Un avenir incertain. La concurrence est exacerbé dans le domaine de la « MAO »: des programmes similaires sont en cours aux USA, au Japon et en Australie. Pierre Rabischong a tenté de réunir les efforts des chercheurs internationaux, notamment lors d’une réunion de travail en 1985, mais « l’impact commercial de ces travaux suscite une concurrence » assure- t- il. Il met actuellement en place un programme d’une douzaine de personnes implantées, en Europe notamment, d’ici à la fin de l’année afin de pouvoir obtenir une homologation du matériel et du protocole : « c’est la condition pour pouvoir développer ce programme et définir un coût unitaire, que j’estime aux environs de 30.000 euros, soit le prix d’une voiture confortable ». Le « produit fini » devrait être conçu d’ici à la fin 2002 et le relais pris par la société, en cours de création, Neurelec qui commercialiserait le système. La Sécurité Sociale devrait prendre en charge les opérations chirurgicales et la partie médicale (rééducation).
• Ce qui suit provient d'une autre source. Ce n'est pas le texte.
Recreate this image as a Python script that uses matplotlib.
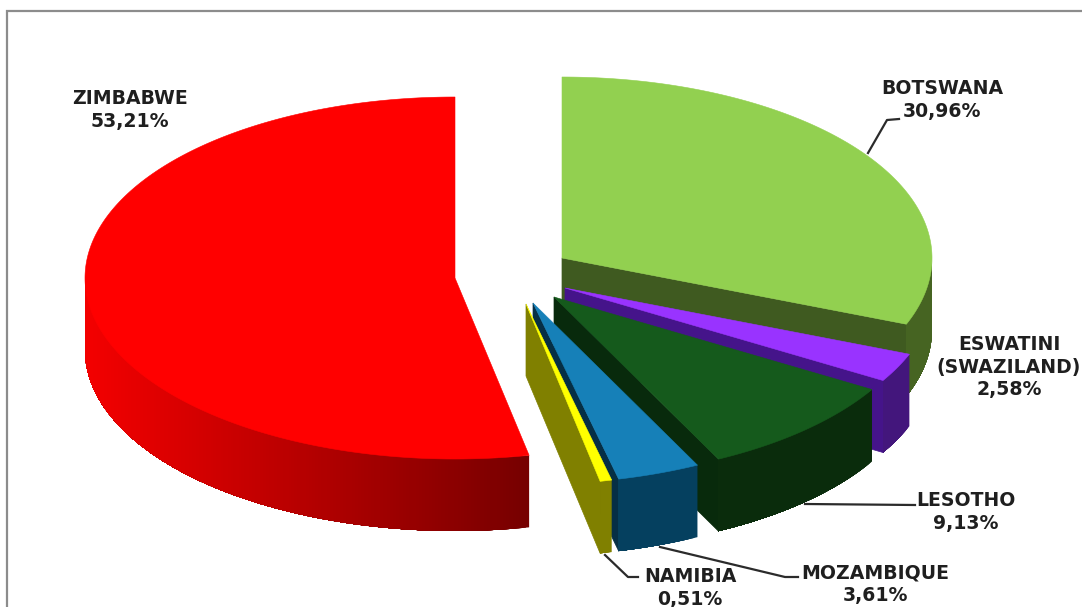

Mais qui paiera la technologie ? « Le problème, ici, sera le même que pour les opérations relatives à la maladie de Parkinson ou à l’implantation cochléaire » précise Pierre Rabischong. « C’est pour cela que Marc Merger et moi souhaitons créer un fonds d’aide sociale européen qui financerait la partie technologique, avec l’idée de permettre à toutes les personnes qui le souhaitent d’avoir accès à ce type de médecine ». Reste à savoir si les hôpitaux accepteront d’utiliser une partie de leur budget pour financer des interventions chirurgicales et une médicalisation coûteuse dans une période de restriction des dépenses de santé.
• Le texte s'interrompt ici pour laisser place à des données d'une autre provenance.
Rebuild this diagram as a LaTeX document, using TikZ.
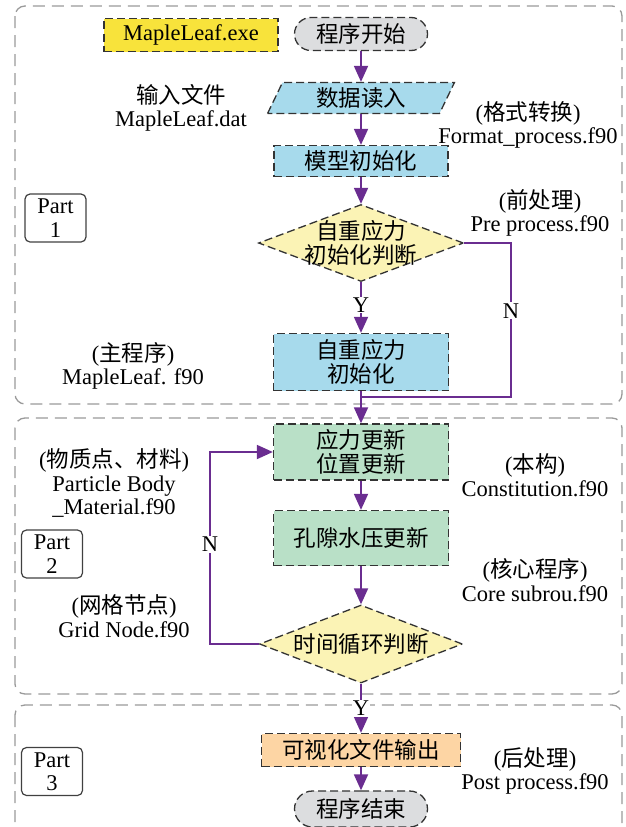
\documentclass[tikz,border=0pt]{standalone}
\usepackage{fontspec}
\setmainfont{Liberation Serif}
\newfontfamily\cjk{Noto Sans CJK SC}
\usepackage{tikz}
\usetikzlibrary{arrows.meta,shapes.geometric,shapes.misc}
\definecolor{exeyellow}{HTML}{F8E33B}
\definecolor{startgray}{HTML}{DCDDDF}
\definecolor{boxblue}{HTML}{A7DAEC}
\definecolor{diayellow}{HTML}{FBF3B5}
\definecolor{boxgreen}{HTML}{B9E0C7}
\definecolor{boxorange}{HTML}{FDD5A4}
\definecolor{flowpurple}{HTML}{6A2D90}
\definecolor{framegray}{HTML}{9A9A9A}

\begin{document}
\begin{tikzpicture}[x=1pt,y=-1pt,
  every node/.style={font=\fontsize{22.5}{23.5}\selectfont,align=center},
  zh/.style={font=\cjk\fontsize{22.5}{23.5}\selectfont},
  flowbox/.style={zh,draw=black!80,line width=1.3pt,dash pattern=on 8pt off 4pt,inner sep=1pt},
  decision/.style={flowbox,diamond,aspect=2.66,inner sep=-6pt,fill=diayellow},
  partbox/.style={draw=black!75,line width=1.2pt,rounded corners=5pt,minimum width=61,minimum height=48,inner sep=0pt},
  frame/.style={draw=framegray,line width=1.3pt,dash pattern=on 12pt off 7pt,rounded corners=10pt},
  flow/.style={draw=flowpurple,line width=1.8pt},
  tip/.style={-{Triangle[width=14pt,length=16pt]}}]
\useasboundingbox (0,0) rectangle (626,827);
\draw[frame] (15,6) rectangle (622,404);
\draw[frame] (15,418) rectangle (622,694);
\draw[frame] (15,705) rectangle (622,850);

% part 1
\node[flowbox,font=\fontsize{22.5}{23.5}\selectfont,fill=exeyellow,minimum width=174,minimum height=33] (exe) at (191,35) {MapleLeaf.exe};
\node[flowbox,rounded rectangle,fill=startgray,minimum width=135,minimum height=33] (start) at (361,34) {程序开始};
\node[flowbox,trapezium,trapezium left angle=69,trapezium right angle=111,trapezium stretches=true,
  fill=boxblue,minimum width=187,minimum height=31] (read) at (361,98) {数据读入};
\node[flowbox,fill=boxblue,minimum width=174,minimum height=31] (init) at (361,161) {模型初始化};
\node[decision,minimum width=205,minimum height=77] (judge1) at (361,243) {自重应力\\初始化判断};
\node[flowbox,fill=boxblue,minimum width=175,minimum height=57] (selfw) at (361,362) {自重应力\\初始化};
\node (inputtxt) at (181,108) {{\cjk 输入文件}\\MapleLeaf.dat};
\node (formattxt) at (528,125) {({\cjk 格式转换})\\Format\_process.f90};
\node (pretxt) at (540,213) {({\cjk 前处理})\\Pre process.f90};
\node (maintxt) at (133,366) {({\cjk 主程序})\\MapleLeaf. f90};
\node[partbox] (part1) at (55.5,218) {Part\\1};

% part 2
\node[flowbox,fill=boxgreen,minimum width=175,minimum height=56] (stress) at (361,452) {应力更新\\位置更新};
\node[flowbox,fill=boxgreen,minimum width=175,minimum height=55] (pore) at (361,538) {孔隙水压更新};
\node[decision,minimum width=203,minimum height=78] (judge2) at (361,644) {时间循环判断};
\node (particletxt) at (114,483) {({\cjk 物质点、材料})\\Particle Body\\\_Material.f90};
\node (consttxt) at (535,475) {({\cjk 本构})\\Constitution.f90};
\node (coretxt) at (535,580) {({\cjk 核心程序})\\Core subrou.f90};
\node (gridtxt) at (124,616) {({\cjk 网格节点})\\Grid Node.f90};
\node[partbox] (part2) at (52,554) {Part\\2};

% part 3
\node[flowbox,fill=boxorange,minimum width=199,minimum height=33] (vis) at (361,750) {可视化文件输出};
\node[flowbox,rounded rectangle,fill=startgray,minimum width=135,minimum height=36] (end) at (361,809) {程序结束};
\node (posttxt) at (535,771) {({\cjk 后处理})\\Post process.f90};
\node[partbox] (part3) at (52,771.5) {Part\\3};

\coordinate (nturn) at (511,397);
\coordinate (loopcorner) at (210,644);
\draw[flow,tip] (start) -- (read);
\draw[flow,tip] (read) -- (init);
\draw[flow,tip] (init) -- (judge1);
\draw[flow,tip] (judge1) -- node[pos=0.45,fill=white,inner sep=1pt] {Y} (selfw);
\draw[flow] (judge1.east) -| node[pos=0.72,fill=white,inner sep=1pt] {N} (nturn) -- (selfw.south |- nturn);
\draw[flow,tip] (selfw) -- (stress);
\draw[flow,tip] (stress) -- (pore);
\draw[flow,tip] (pore) -- (judge2);
\draw[flow,tip] (judge2.west) -- (loopcorner) |- node[pos=0.26,fill=white,inner sep=1pt] {N} (stress.west);
\draw[flow,tip] (judge2) -- node[pos=0.5,fill=white,inner sep=1pt] {Y} (vis);
\draw[flow,tip] (vis) -- (end);
\end{tikzpicture}
\end{document}
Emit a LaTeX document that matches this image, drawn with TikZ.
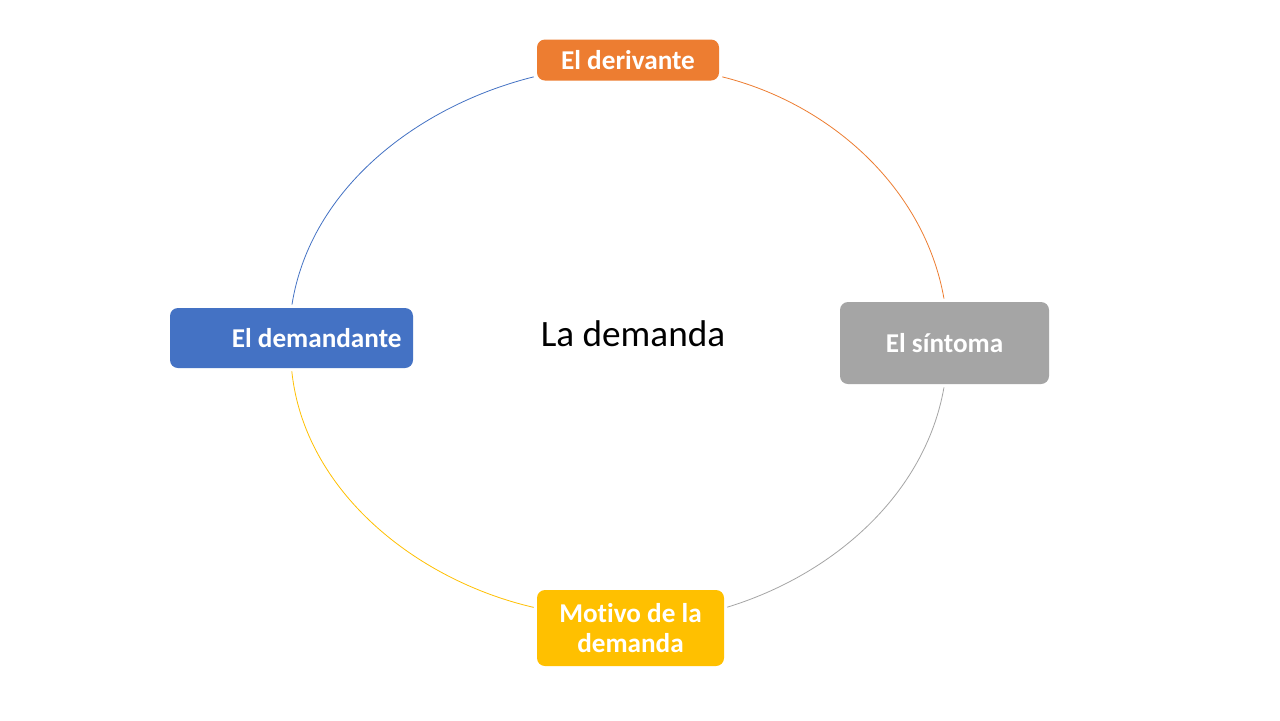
\documentclass[tikz,border=0pt]{standalone}
\usepackage{fontspec}
\setmainfont{Carlito}[Ligatures=NoCommon]
\usepackage{xcolor}
\usetikzlibrary{positioning}
\definecolor{cOrange}{HTML}{ED7D31}
\definecolor{cBlue}{HTML}{4472C4}
\definecolor{cGray}{HTML}{A5A5A5}
\definecolor{cGold}{HTML}{FFC000}
\tikzset{
	block/.style={
		rectangle,
		align=center,
		inner sep=0pt,
		rounded corners=4pt,
		text=white,
		font=\fontsize{13.6}{15}\selectfont\bfseries
	},
	arc/.style={
		line width=0.4pt,
		looseness=0.92,
		shorten <=1.5pt,
		shorten >=1.5pt
	}
}

\begin{document}
\begin{tikzpicture}[x=0.5pt,y=-0.5pt]
		\useasboundingbox[fill=white] (0,0) rectangle (1280,720);
		\draw node[block, fill=cOrange, minimum width=91pt, minimum height=20.5pt] (Derivante) at (628,60) {El derivante};
		\draw node[block, fill=cGray, minimum width=104.5pt, minimum height=41pt] (Sintoma) at (944.5,343) {El síntoma};
		\draw node[block, fill=cGold, minimum width=93.5pt, minimum height=38pt] (Motivo) at (630.5,628) {Motivo de la\\ demanda};
		\draw node[block, fill=cBlue, minimum width=121.5pt, minimum height=30pt, align=flush right, text width=110pt] (Demandante) at (291.5,338) {El demandante};
		\draw node[font=\fontsize{18.6}{22}\selectfont] (Demanda) at (633,334) {La demanda};
		
		\draw [arc, cBlue] (Demandante.north) to[out=81, in=194] (Derivante.190);
		\draw [arc, cOrange] (Derivante.350) to[out=-14, in=100] (Sintoma.north);
		\draw [arc, cGray] (Sintoma.south) to[out=260, in=17] (Motivo.12);
		\draw [arc, cGold] (Motivo.168) to[out=167, in=276] (Demandante.south);
	\end{tikzpicture}
\end{document}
Actuellement, l’équipe travaille à la création du nouvel implant. Des électrodes intelligentes, multifonctions, se passeront de liaison par câbles ce qui réduira le caractère invasif de la chirurgie : les ingénieurs d’EDF devraient contribuer à créer ce matériel dans les trois à quatre ans qui viennent. La stimulation chez les prochains bénéficiaires de la « MAO » se fera uniquement sur les nerfs, celles des muscles s’étant avérée moins efficace. La programmation a fait des progrès, passant du MS-DOS à Windows, bénéficiant de la miniaturisation des équipements informatiques de type Palm Pilot. Quand au déambulateur, il demeurera un outil indispensable pour assurer le maintien debout et la marche.

Au terme de deux années d’expérience, il se confirme que Lève- toi et marche ne redonnera pas aux paraplégiques une marche utilisable pour l’ensemble de leurs activités quotidiennes. Mais c’est actuellement la seule technique qui permette à quelques- uns d’entre eux de pouvoir tenir debout sur leurs jambes, et à leurs yeux, ça veut dire beaucoup…

Laurent Lejard, mars 2002



Le mensuel La Recherche passait en revue, dans un numéro spécial « les nouveaux robots » paru en février 2002, les différentes expérimentations de robotique appliquée à l’homme et à sa santé, et notamment le programme Lève-toi et marche.